(Figure scripts)

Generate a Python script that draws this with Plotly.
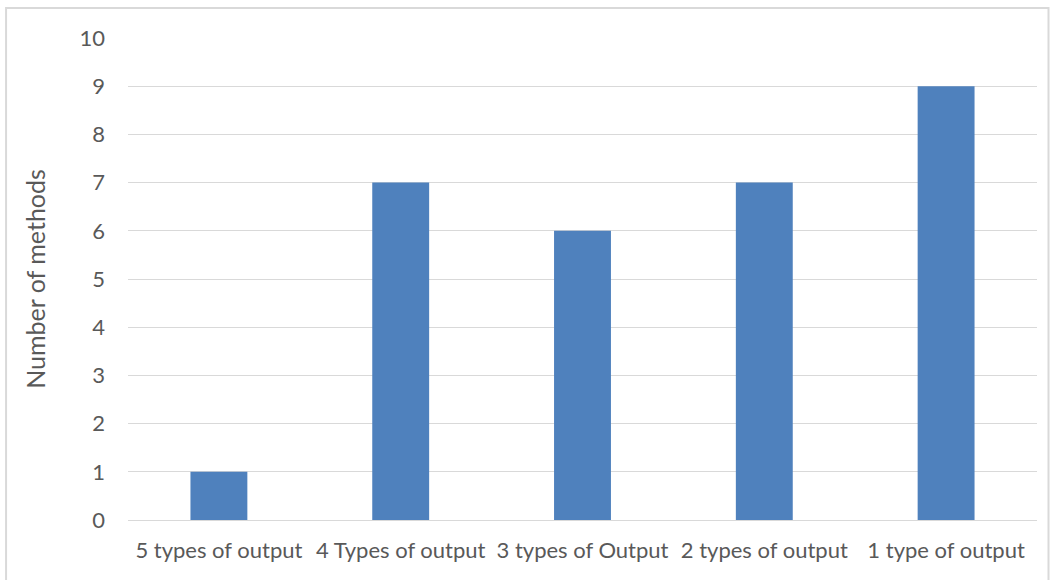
import plotly.graph_objects as go

categories = ["5 types of output", "4 Types of output", "3 types of Output", "2 types of output", "1 type of output"]
values = [1, 7, 6, 7, 9]
y_ticks = list(range(0, 11))

W, H = 1053, 580
L, R, T, B = 128, 15.5, 38, 60
pw, ph = W - L - R, H - T - B

def px(x):
    return (x - L) / pw

def py(y):
    return (H - B - y) / ph

fig = go.Figure(go.Bar(
    x=categories, y=values,
    marker=dict(color="#4F81BD", line=dict(width=0)),
    width=0.313,
))

fig.update_layout(
    width=W, height=H,
    margin=dict(l=L, r=R, t=T, b=B, autoexpand=False),
    paper_bgcolor="white", plot_bgcolor="white",
    font=dict(family="Lato, 'Open Sans', sans-serif", size=22, color="#595959"),
    showlegend=False,
    xaxis=dict(showgrid=False, showline=False, ticks="", ticklabelstandoff=15,
               tickfont=dict(size=22, color="#595959")),
    yaxis=dict(range=[0, 10], tickvals=y_ticks, showgrid=True, gridcolor="#d9d9d9",
               gridwidth=1.3, zeroline=True, zerolinecolor="#d9d9d9", zerolinewidth=1.3,
               showline=False, ticks="", ticklabelstandoff=22,
               tickfont=dict(size=22, color="#595959"),
               title=dict(text="Number of methods", font=dict(size=25, color="#595959"), standoff=26)),
    shapes=[dict(type="rect", xref="paper", yref="paper",
                 x0=px(6), x1=px(1049), y0=py(590), y1=py(8),
                 line=dict(color="#d9d9d9", width=2), fillcolor="rgba(0,0,0,0)", layer="below")],
)

fig.write_html("out.html", config={"displayModeBar": False},
               post_script="document.body.style.margin='0px';")
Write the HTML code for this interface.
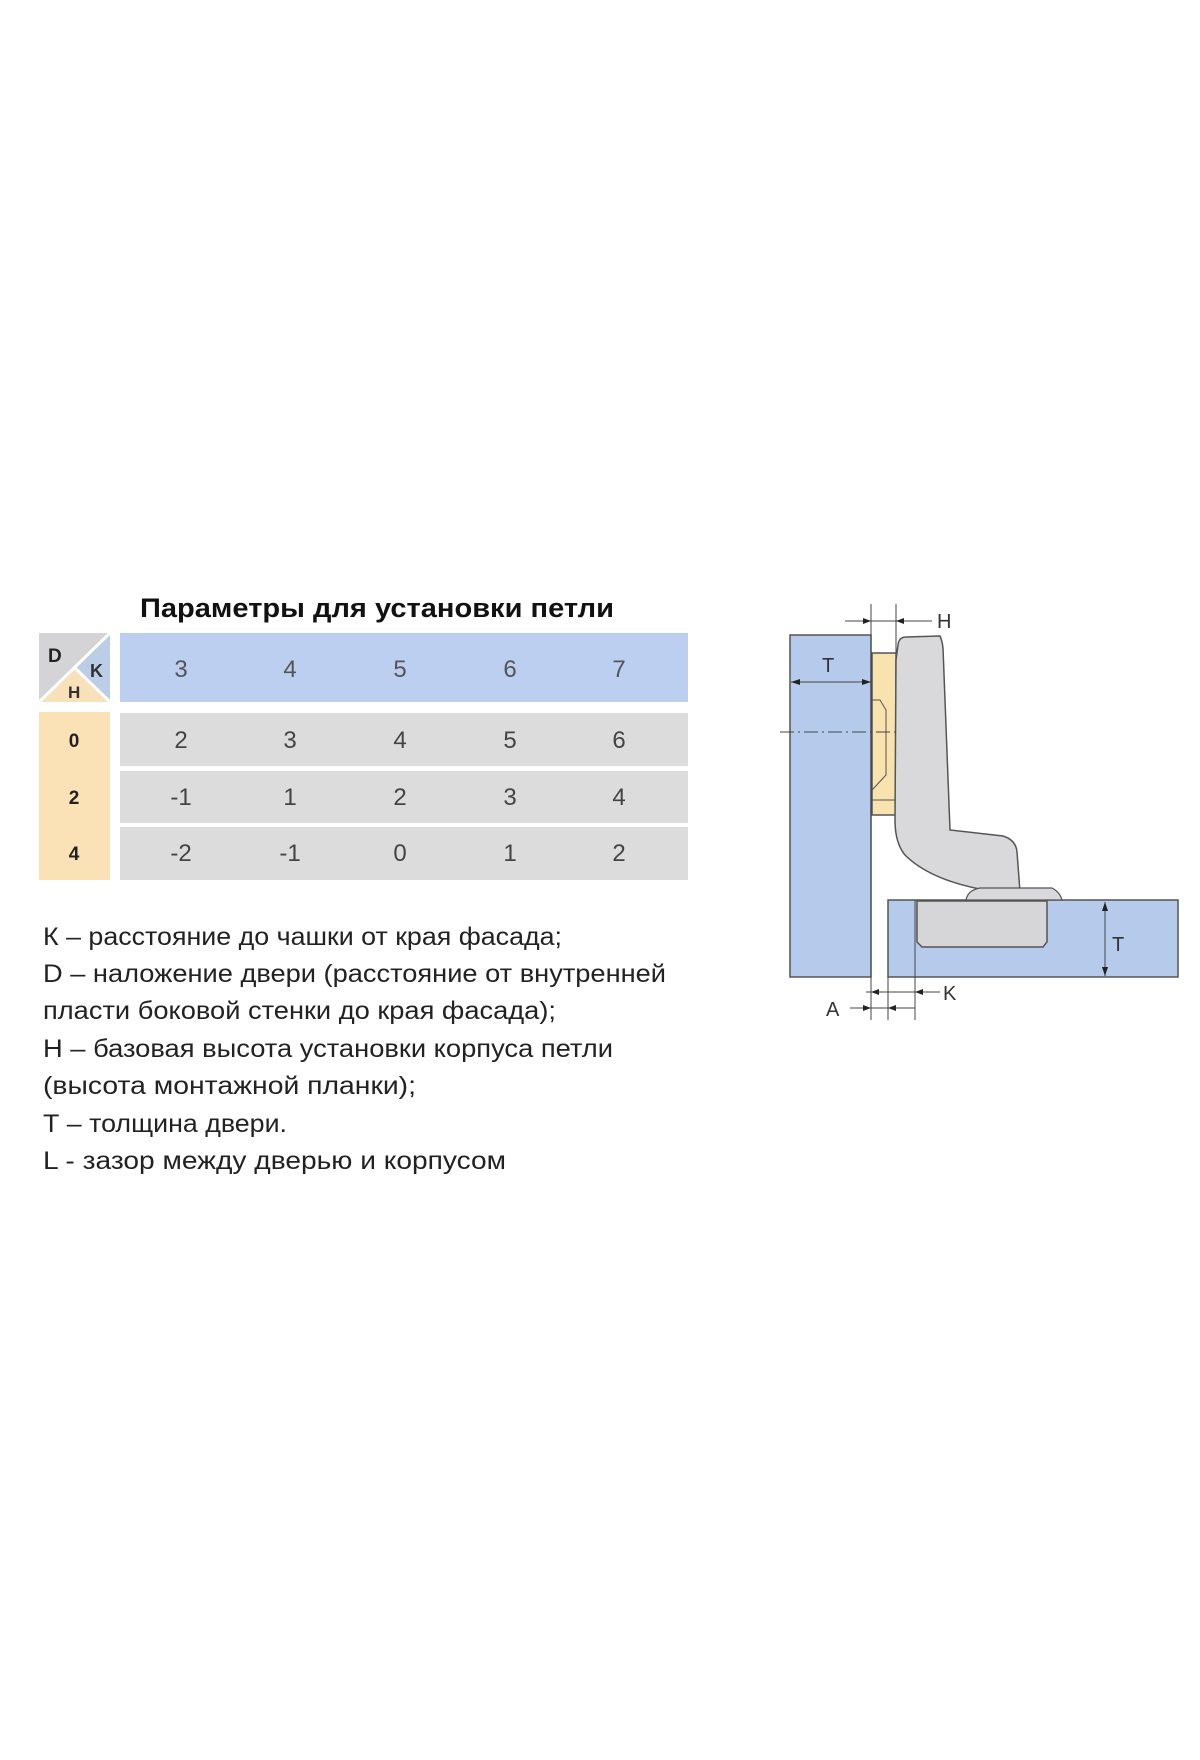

--- WHAT YOU ARE ASKED TO DO ---
Pictures in the records must not appear in the copy; transcribe everything else precisely.

--- FINAL RESULT ---
Generate a Python script that draws this with Plotly.
import plotly.graph_objects as go

categories = ["5 types of output", "4 Types of output", "3 types of Output", "2 types of output", "1 type of output"]
values = [1, 7, 6, 7, 9]
y_ticks = list(range(0, 11))

W, H = 1053, 580
L, R, T, B = 128, 15.5, 38, 60
pw, ph = W - L - R, H - T - B

def px(x):
    return (x - L) / pw

def py(y):
    return (H - B - y) / ph

fig = go.Figure(go.Bar(
    x=categories, y=values,
    marker=dict(color="#4F81BD", line=dict(width=0)),
    width=0.313,
))

fig.update_layout(
    width=W, height=H,
    margin=dict(l=L, r=R, t=T, b=B, autoexpand=False),
    paper_bgcolor="white", plot_bgcolor="white",
    font=dict(family="Lato, 'Open Sans', sans-serif", size=22, color="#595959"),
    showlegend=False,
    xaxis=dict(showgrid=False, showline=False, ticks="", ticklabelstandoff=15,
               tickfont=dict(size=22, color="#595959")),
    yaxis=dict(range=[0, 10], tickvals=y_ticks, showgrid=True, gridcolor="#d9d9d9",
               gridwidth=1.3, zeroline=True, zerolinecolor="#d9d9d9", zerolinewidth=1.3,
               showline=False, ticks="", ticklabelstandoff=22,
               tickfont=dict(size=22, color="#595959"),
               title=dict(text="Number of methods", font=dict(size=25, color="#595959"), standoff=26)),
    shapes=[dict(type="rect", xref="paper", yref="paper",
                 x0=px(6), x1=px(1049), y0=py(590), y1=py(8),
                 line=dict(color="#d9d9d9", width=2), fillcolor="rgba(0,0,0,0)", layer="below")],
)

fig.write_html("out.html", config={"displayModeBar": False},
               post_script="document.body.style.margin='0px';")
Write the HTML code for this interface.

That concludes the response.